Every schoolboy knows that a week is a long time in politics – but we often fail to reflect on the truth in this truism. During the last fortnight, the United States has managed to formally extricate itself from two foreign wars; the European Union, however temporarily, has prepared a credible rescue package for its common currency; Tunisia has held a general election; Muammar Gaddafi has been killed – renewing hopes that the early promise of the Arab Spring may yet be vindicated; a relatively new civilian government in Myanmar has granted an amnesty to hundreds of political prisoners; the British prime minister has even announced new rules for that most hidebound of institutions: the English monarchy. Henceforth, first-born daughters can now inherit the throne and heirs can marry Roman Catholics without forfeiting their succession. Even the volatility of the financial markets – often the clearest verdicts in the courts of public opinion – seems to have settled on an optimistic upswing. History in all its confusion seems to be moving forward.

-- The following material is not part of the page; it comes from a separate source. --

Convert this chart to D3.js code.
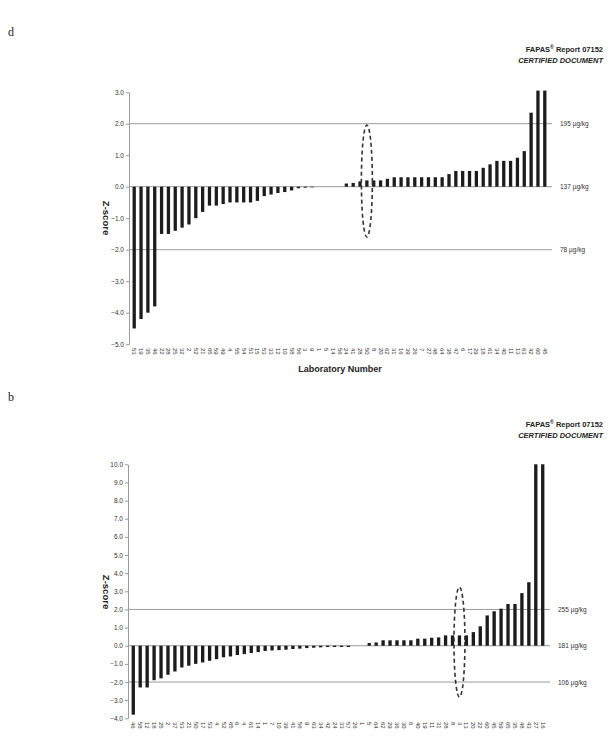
<!DOCTYPE html>
<html>
<head>
<meta charset="utf-8">
<script src="https://cdn.jsdelivr.net/npm/d3@7/dist/d3.min.js"></script>
<style>
  body { margin: 0; background: #fff; }
  svg { font-family: Arial, "Liberation Sans", sans-serif; }
</style>
</head>
<body>
<svg width="616" height="738"></svg>
<script>
// data top chart (d)
var labsD = ["53","19","35","46","22","28","25","32","2","52","21","65","59","49","4","55","54","51","15","53","33","12","10","58","56","3","9","1","5","14","56","24","41","28","50","8","20","62","31","16","39","26","7","27","48","64","38","47","6","17","29","18","61","34","40","11","13","63","42","60","45"];
var zD = [-4.5,-4.2,-4.0,-3.8,-1.5,-1.5,-1.4,-1.3,-1.2,-1.0,-0.8,-0.6,-0.6,-0.55,-0.5,-0.5,-0.5,-0.5,-0.45,-0.3,-0.25,-0.2,-0.17,-0.12,-0.05,-0.03,-0.02,0,0,0,0,0.1,0.12,0.17,0.2,0.2,0.2,0.25,0.3,0.3,0.3,0.3,0.3,0.3,0.3,0.3,0.4,0.5,0.5,0.5,0.5,0.6,0.71,0.82,0.82,0.82,0.92,1.13,2.35,3.05,3.05];
var ticksD = [3,2,1,0,-1,-2,-3,-4,-5];
var concD = ["195 µg/kg","137 µg/kg","78 µg/kg"];

// data bottom chart (b)
var labsB = ["46","58","12","18","25","2","37","53","21","50","17","53","4","52","65","6","4","61","14","1","7","10","39","41","56","9","63","34","42","24","33","57","26","1","5","64","62","29","36","30","6","40","19","11","31","28","8","3","13","20","22","60","45","59","65","35","48","43","27","16"];
var zB = [-3.8,-2.3,-2.3,-1.9,-1.8,-1.6,-1.42,-1.2,-1.1,-1.0,-0.92,-0.83,-0.74,-0.64,-0.59,-0.51,-0.46,-0.4,-0.35,-0.29,-0.26,-0.24,-0.22,-0.18,-0.16,-0.13,-0.11,-0.09,-0.07,-0.07,-0.07,-0.07,0,0,0.15,0.18,0.3,0.3,0.3,0.3,0.3,0.39,0.39,0.44,0.46,0.57,0.57,0.57,0.57,0.75,1.07,1.67,1.9,2.04,2.3,2.3,2.9,3.5,10,10];
var ticksB = [10,9,8,7,6,5,4,3,2,1,0,-1,-2,-3,-4];
var concB = ["255 µg/kg","181 µg/kg","106 µg/kg"];

var refLines = [2, 0, -2];

var svg = d3.select("svg");

function drawChart(o) {
  var x = d3.scaleBand().domain(d3.range(o.labs.length)).range([o.x0, o.x1]).padding(0.52);
  var y = d3.scaleLinear().domain(o.dom).range(o.yr);
  var g = svg.append("g");

  // header
  g.append("text").attr("x", 603).attr("y", o.headY).attr("text-anchor", "end")
    .attr("font-size", "7.5px").attr("font-weight", "bold").attr("fill", "#222")
    .html('FAPAS<tspan font-size="5px" dy="-3">®</tspan><tspan dy="3"> Report 07152</tspan>');
  g.append("text").attr("x", 603).attr("y", o.headY + 11).attr("text-anchor", "end")
    .attr("font-size", "7.5px").attr("font-style", "italic").attr("font-weight", "bold").attr("fill", "#222")
    .text("CERTIFIED DOCUMENT");

  // reference lines
  g.selectAll(".ref").data(refLines).enter().append("line")
    .attr("x1", o.x0).attr("x2", o.x1 + 2)
    .attr("y1", function(d){ return y(d); }).attr("y2", function(d){ return y(d); })
    .attr("stroke", "#9a9a9a").attr("stroke-width", 1);

  g.selectAll(".conc").data(o.conc).enter().append("text")
    .attr("x", o.x1 + 10).attr("y", function(d, i){ return y(refLines[i]) + 2.5; })
    .attr("font-size", "6.5px").attr("fill", "#333").text(function(d){ return d; });

  // bars
  g.selectAll(".bar").data(o.z).enter().append("rect")
    .attr("x", function(d, i){ return x(i); })
    .attr("y", function(d){ return y(Math.max(0, d)); })
    .attr("width", x.bandwidth())
    .attr("height", function(d){ return Math.abs(y(d) - y(0)); })
    .attr("fill", "#1c1c1c");

  // y axis
  var ay = g.append("g").attr("transform", "translate(" + o.x0 + ",0)")
    .call(d3.axisLeft(y).tickValues(o.ticks).tickSize(3).tickSizeOuter(0).tickFormat(d3.format(".1f")));
  ay.select(".domain").attr("stroke", "#9a9a9a");
  ay.selectAll(".tick line").attr("stroke", "#9a9a9a");
  ay.selectAll(".tick text").attr("font-size", "6.5px").attr("fill", "#333")
    .attr("font-family", "Arial, 'Liberation Sans', sans-serif").attr("x", -5);

  g.append("text")
    .attr("transform", "translate(" + 103 + "," + o.titleY + ") rotate(90)")
    .attr("text-anchor", "middle").attr("font-size", "9.5px").attr("font-weight", "bold")
    .attr("fill", "#222").text("Z-score");

  // x labels
  var ax = g.append("g").attr("transform", "translate(0," + o.labY + ")")
    .call(d3.axisBottom(x).tickSize(0).tickFormat(function(i){ return o.labs[i]; }));
  ax.select(".domain").remove();
  ax.selectAll(".tick text")
    .attr("font-size", "6px").attr("fill", "#333")
    .attr("font-family", "Arial, 'Liberation Sans', sans-serif")
    .attr("transform", "rotate(90)").attr("text-anchor", "start")
    .attr("x", 0).attr("y", 0).attr("dx", "0").attr("dy", "0.32em");

  // dashed ellipse
  g.append("ellipse")
    .attr("cx", x(o.circ) + x.bandwidth() / 2).attr("cy", y(o.ell[0]))
    .attr("rx", 5.5).attr("ry", o.ell[1])
    .attr("fill", "none").attr("stroke", "#333").attr("stroke-width", 1.6)
    .attr("stroke-dasharray", "4,3");

  return { x: x, y: y };
}

drawChart({ labs: labsD, z: zD, ticks: ticksD, conc: concD, dom: [-5, 3], yr: [344.2, 92.2],
  x0: 129, x1: 550, headY: 52, titleY: 218, labY: 348, circ: 34, ell: [0.18, 56] });

drawChart({ labs: labsB, z: zB, ticks: ticksB, conc: concB, dom: [-4, 10], yr: [718.3, 464.3],
  x0: 128, x1: 548, headY: 427, titleY: 592, labY: 722, circ: 47, ell: [0.2, 55] });

svg.append("text").attr("x", 340).attr("y", 372).attr("text-anchor", "middle")
  .attr("font-size", "9px").attr("font-weight", "bold").attr("fill", "#222")
  .text("Laboratory Number");

svg.append("text").attr("x", 8).attr("y", 36).attr("font-family", "'Liberation Serif', serif")
  .attr("font-size", "12px").attr("fill", "#222").text("d");
svg.append("text").attr("x", 8).attr("y", 401).attr("font-family", "'Liberation Serif', serif")
  .attr("font-size", "12px").attr("fill", "#222").text("b");
</script>
</body>
</html>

Yet most of this apparent progress comes with important caveats. In Iraq, the US made a virtue of necessity after failing to secure legal immunity for its forces; in Libya it succeeded largely because it ‘led from behind’ and allowed Britain and France to claim much of the credit – thereby allowing President Obama’s reflexive critics a few specious objections about his timidity (Romney spoke of the President’s “eloquently justified surrender of world leadership”); Gaddafi’s terror is certainly finished but most Libyans have known nothing except his tyranny, and the new Libya has no democratic institutions, is nearly bankrupt and must now come to terms with thousands of heavily armed former rebels who may not have the patience for democracy. Elsewhere in the region doubts abound. There is no clear endgame in Syria, Yemen and Bahrain, and Egypt – for many the flagship of the new Middle East – has just been downgraded by Moody’s, partly out of concerns over “the continued unsettled political conditions and the uncertainty over the transition to a stable, civilian government.” In Europe the news is not much better. The euro’s rescue remains precarious and may falter if China is sceptical. In Myanmar scores of other political prisoners remain behind bars. Even in Britain, the changes to the centuries of tradition seem like a public relations effort more than anything else, at best only marginally relevant to questions of social and economic inequality raised by the recent riots.

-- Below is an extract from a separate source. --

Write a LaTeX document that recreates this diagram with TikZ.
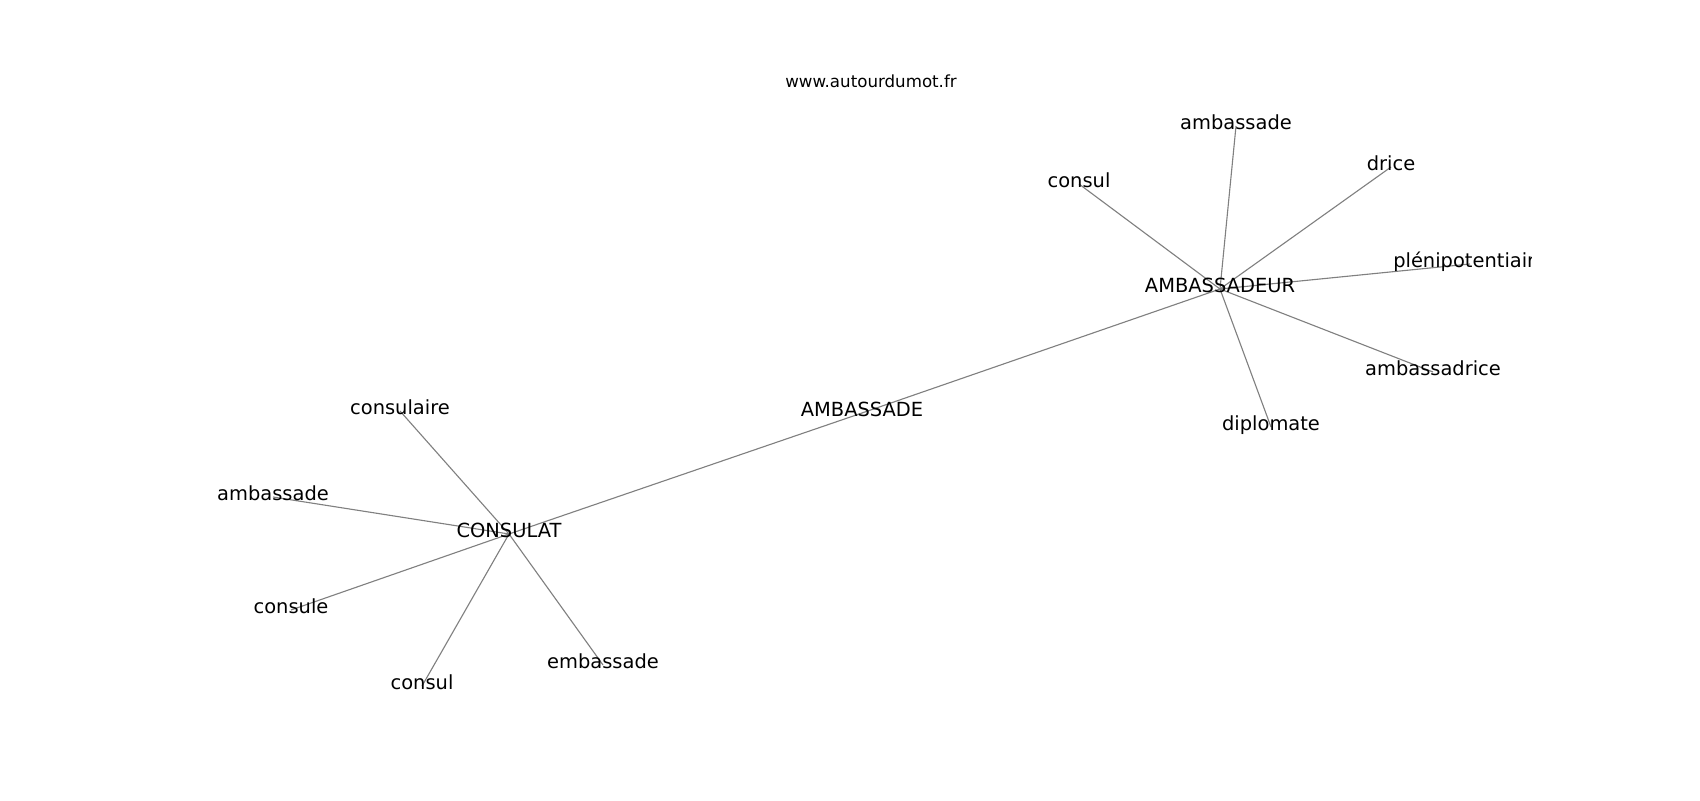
\documentclass[tikz,border=0pt]{standalone}
\usepackage{fontspec}
\setmainfont{DejaVu Sans}
\usetikzlibrary{backgrounds}
\begin{document}
\begin{tikzpicture}[x=0.72pt,y=-0.72pt,
  lbl/.style={inner sep=0pt,font=\fontsize{14}{16}\selectfont,text height=0.76em,text depth=0.24em},
  ttl/.style={inner sep=0pt,font=\fontsize{12}{14}\selectfont,text height=0.76em,text depth=0.24em},
  edge/.style={draw=black!50,line width=0.8pt}]
\useasboundingbox (0,0) rectangle (1700,800);
\node[ttl] (title) at (871,84) {www.autourdumot.fr};
% hubs
\node[lbl] (ambd) at (1220,289) {AMBASSADEUR};
\node[lbl] (amb) at (862,413) {AMBASSADE};
\node[lbl] (cons) at (509,534) {CONSULAT};
% right cluster
\node[lbl] (r1) at (1079,184) {consul};
\node[lbl] (r2) at (1236,126) {ambassade};
\node[lbl] (r3) at (1391,167) {drice};
\begin{scope}
\clip (0,0) rectangle (1531,800);
\node[lbl] (r4) at (1470,264) {plénipotentiaire};
\end{scope}
\node[lbl] (r5) at (1433,372) {ambassadrice};
\node[lbl] (r6) at (1271,427) {diplomate};
% left cluster
\node[lbl] (l1) at (400,411) {consulaire};
\node[lbl] (l2) at (273,497) {ambassade};
\node[lbl] (l3) at (291,610) {consule};
\node[lbl] (l4) at (422,686) {consul};
\node[lbl] (l5) at (603,665) {embassade};
\begin{pgfonlayer}{background}
\fill[white] (0,0) rectangle (1700,800);
\foreach \n in {r1,r2,r3,r4,r5,r6,amb}
  \draw[edge] (ambd.center) -- (\n.center);
\foreach \n in {l1,l2,l3,l4,l5,amb}
  \draw[edge] (cons.center) -- (\n.center);
\end{pgfonlayer}
\end{tikzpicture}
\end{document}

From a different angle, there are good reasons to remain sceptical about the immediate future in all of these countries – in the US, especially, where a jobless recovery continues to haunt the Obama administration. Former Clintonites in the government know too well that the American public little notes nor long remembers successful military campaigns – higher taxes and a weak economy cost George H W Bush his presidency even though the elections followed hard on the heels of his victory in the first Gulf War. Meanwhile, contenders for the Republican nomination are outdoing each other to stay on the right side of the Tea Party’s angry populism. To date, the GOP front-runners have flaunted their mediocrity: Rick Perry, the governor of Texas, seems undaunted by his inability to articulate any complex thought, Mitt Romney speaks pure bureaucratese, and smiles evasively past his self-contradictions. The rest of the pack prides itself on childish plans for fences that will electrocute illegal immigrants, or tax codes that can be distilled into a few catchy numbers. Nearly everyone is proudly ignorant of anything beyond the American homeland – the pizza tycoon Herman Cain joked that he didn’t know, nor care to know, the name of the president of Ubeki-beki-beki-beki-stan-stan” – a gaffe worthy of comparison with Senator McCain’s impish 2008 appearance at a public event, humming “Bomb, bomb, bomb, bomb, bomb, Iran” to the tune of the Beach Boys’ song.

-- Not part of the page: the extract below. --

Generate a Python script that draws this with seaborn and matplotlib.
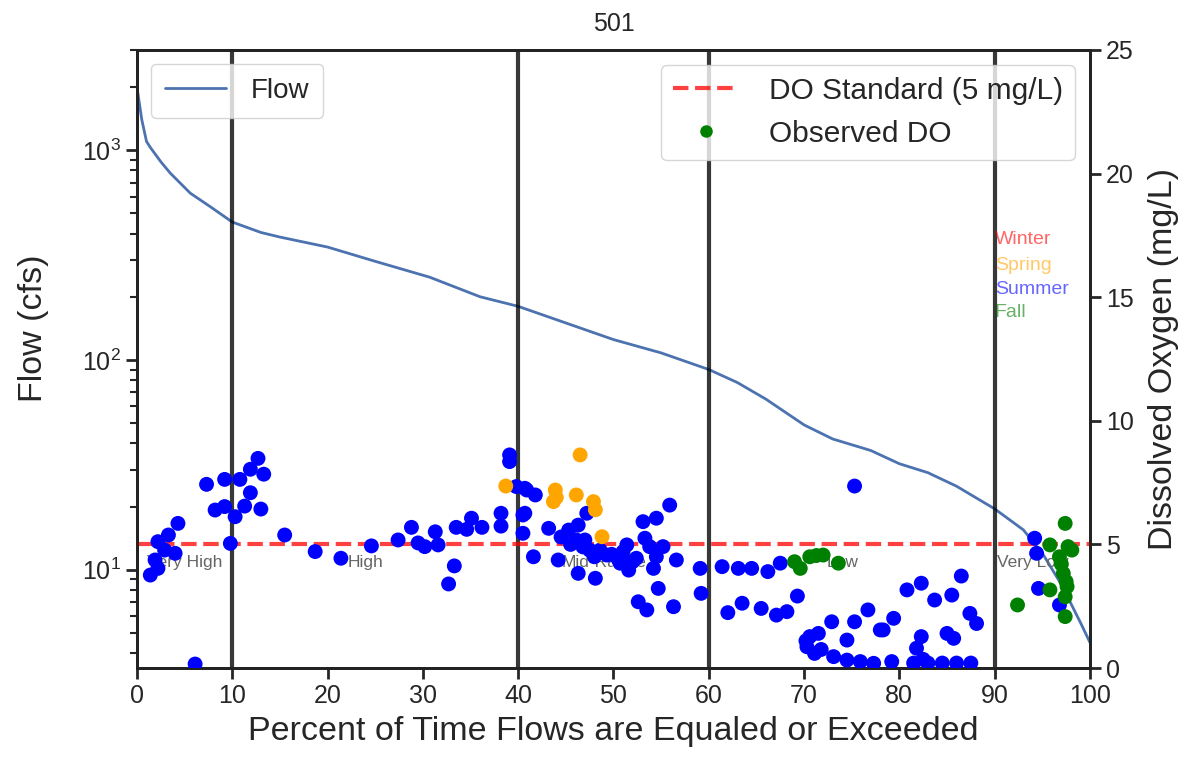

Endless news coverage tempts us to guess at patterns in the world, whether in the Middle East, the Eurozone or elsewhere. But despite the constant flow of information from these places, we know little more about the future than we did when Hegel first wrote his influential speculations on the course of history, noting that human actions often produce results “beyond that which they aim at and obtain” and that “something further is thereby accomplished, latent in the actions in question, though not present to their consciousness, and not included in their design.” These unpredictable side-effects, Hegel famously concluded, “can be called the cunning of reason.” Judging from the last month’s headlines, reason’s cunning is alive and well.